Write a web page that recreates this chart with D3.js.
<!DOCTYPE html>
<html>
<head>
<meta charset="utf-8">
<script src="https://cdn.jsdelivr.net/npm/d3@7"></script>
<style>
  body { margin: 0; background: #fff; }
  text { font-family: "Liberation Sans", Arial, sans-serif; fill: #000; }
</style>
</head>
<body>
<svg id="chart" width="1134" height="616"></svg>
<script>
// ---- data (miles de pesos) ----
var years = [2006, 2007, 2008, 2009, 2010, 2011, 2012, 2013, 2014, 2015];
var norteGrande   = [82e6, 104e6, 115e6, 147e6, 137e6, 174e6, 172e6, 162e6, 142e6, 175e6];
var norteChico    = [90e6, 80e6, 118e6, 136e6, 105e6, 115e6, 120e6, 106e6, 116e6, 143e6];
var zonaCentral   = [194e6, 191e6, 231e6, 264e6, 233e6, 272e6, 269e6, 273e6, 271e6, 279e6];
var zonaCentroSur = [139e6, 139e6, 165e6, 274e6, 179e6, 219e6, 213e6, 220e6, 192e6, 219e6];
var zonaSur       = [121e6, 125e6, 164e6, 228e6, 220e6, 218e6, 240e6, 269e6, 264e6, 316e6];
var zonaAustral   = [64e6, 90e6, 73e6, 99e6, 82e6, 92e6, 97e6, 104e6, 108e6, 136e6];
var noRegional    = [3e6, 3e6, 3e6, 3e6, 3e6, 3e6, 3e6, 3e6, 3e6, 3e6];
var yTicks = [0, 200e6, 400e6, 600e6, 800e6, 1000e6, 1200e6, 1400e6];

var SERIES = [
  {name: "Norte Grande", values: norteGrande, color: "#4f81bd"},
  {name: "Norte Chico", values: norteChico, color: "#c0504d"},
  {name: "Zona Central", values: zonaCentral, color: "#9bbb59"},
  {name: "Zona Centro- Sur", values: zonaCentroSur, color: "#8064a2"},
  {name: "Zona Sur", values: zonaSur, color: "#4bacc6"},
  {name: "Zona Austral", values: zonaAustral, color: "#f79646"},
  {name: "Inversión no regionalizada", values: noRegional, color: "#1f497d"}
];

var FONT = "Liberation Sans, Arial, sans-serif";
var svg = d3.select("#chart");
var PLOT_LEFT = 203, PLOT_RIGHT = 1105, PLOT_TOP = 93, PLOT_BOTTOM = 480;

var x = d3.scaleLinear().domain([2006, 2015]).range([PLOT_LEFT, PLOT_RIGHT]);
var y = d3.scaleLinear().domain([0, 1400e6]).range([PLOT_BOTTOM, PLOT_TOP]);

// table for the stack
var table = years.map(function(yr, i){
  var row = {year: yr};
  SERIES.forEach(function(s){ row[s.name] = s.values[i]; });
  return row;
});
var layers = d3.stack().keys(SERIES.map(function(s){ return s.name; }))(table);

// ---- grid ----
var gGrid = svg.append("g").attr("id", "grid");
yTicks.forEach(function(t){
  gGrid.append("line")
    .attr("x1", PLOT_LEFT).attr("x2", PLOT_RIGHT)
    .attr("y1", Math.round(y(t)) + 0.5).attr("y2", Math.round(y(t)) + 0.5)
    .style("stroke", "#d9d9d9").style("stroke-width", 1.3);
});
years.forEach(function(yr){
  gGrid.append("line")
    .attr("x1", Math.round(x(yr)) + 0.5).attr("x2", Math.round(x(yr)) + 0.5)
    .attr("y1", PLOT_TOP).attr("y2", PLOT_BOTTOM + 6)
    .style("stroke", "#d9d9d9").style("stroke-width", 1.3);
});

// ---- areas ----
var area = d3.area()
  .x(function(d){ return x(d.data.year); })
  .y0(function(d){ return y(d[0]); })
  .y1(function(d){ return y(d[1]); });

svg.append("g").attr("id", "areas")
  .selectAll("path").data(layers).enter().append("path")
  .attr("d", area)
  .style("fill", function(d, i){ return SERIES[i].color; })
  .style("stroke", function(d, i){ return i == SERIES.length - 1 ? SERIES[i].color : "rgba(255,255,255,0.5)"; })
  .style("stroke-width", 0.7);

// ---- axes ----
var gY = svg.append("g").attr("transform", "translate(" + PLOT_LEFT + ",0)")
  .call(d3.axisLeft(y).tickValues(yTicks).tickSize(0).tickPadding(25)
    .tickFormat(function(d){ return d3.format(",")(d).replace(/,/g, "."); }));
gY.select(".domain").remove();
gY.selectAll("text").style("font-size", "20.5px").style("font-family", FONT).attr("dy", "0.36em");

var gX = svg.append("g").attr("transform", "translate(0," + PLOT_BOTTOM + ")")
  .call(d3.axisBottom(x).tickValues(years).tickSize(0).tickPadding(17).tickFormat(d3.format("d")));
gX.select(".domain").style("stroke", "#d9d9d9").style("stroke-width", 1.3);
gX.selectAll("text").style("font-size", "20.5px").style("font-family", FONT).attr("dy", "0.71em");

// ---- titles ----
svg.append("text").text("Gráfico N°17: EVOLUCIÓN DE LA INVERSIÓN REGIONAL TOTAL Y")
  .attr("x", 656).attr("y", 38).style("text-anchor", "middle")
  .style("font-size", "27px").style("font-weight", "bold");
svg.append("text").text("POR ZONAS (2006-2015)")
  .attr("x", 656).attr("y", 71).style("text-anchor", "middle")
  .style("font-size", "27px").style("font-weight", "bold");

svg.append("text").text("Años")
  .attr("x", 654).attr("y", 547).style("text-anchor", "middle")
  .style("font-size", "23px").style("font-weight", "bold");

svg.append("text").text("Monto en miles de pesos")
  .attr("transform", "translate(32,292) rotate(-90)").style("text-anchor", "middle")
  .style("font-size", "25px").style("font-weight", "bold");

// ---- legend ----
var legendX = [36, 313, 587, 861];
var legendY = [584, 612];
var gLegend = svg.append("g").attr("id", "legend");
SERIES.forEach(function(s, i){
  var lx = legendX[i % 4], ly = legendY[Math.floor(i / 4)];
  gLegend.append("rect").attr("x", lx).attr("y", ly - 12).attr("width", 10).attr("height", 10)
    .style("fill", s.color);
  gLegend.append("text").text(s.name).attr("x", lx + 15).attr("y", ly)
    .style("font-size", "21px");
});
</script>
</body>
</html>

+--

Task details -
Find each line holding the word "chart" and copy it.

Written solution -
Write a web page that recreates this chart with D3.js.
<svg id="chart" width="1134" height="616"></svg>
var svg = d3.select("#chart");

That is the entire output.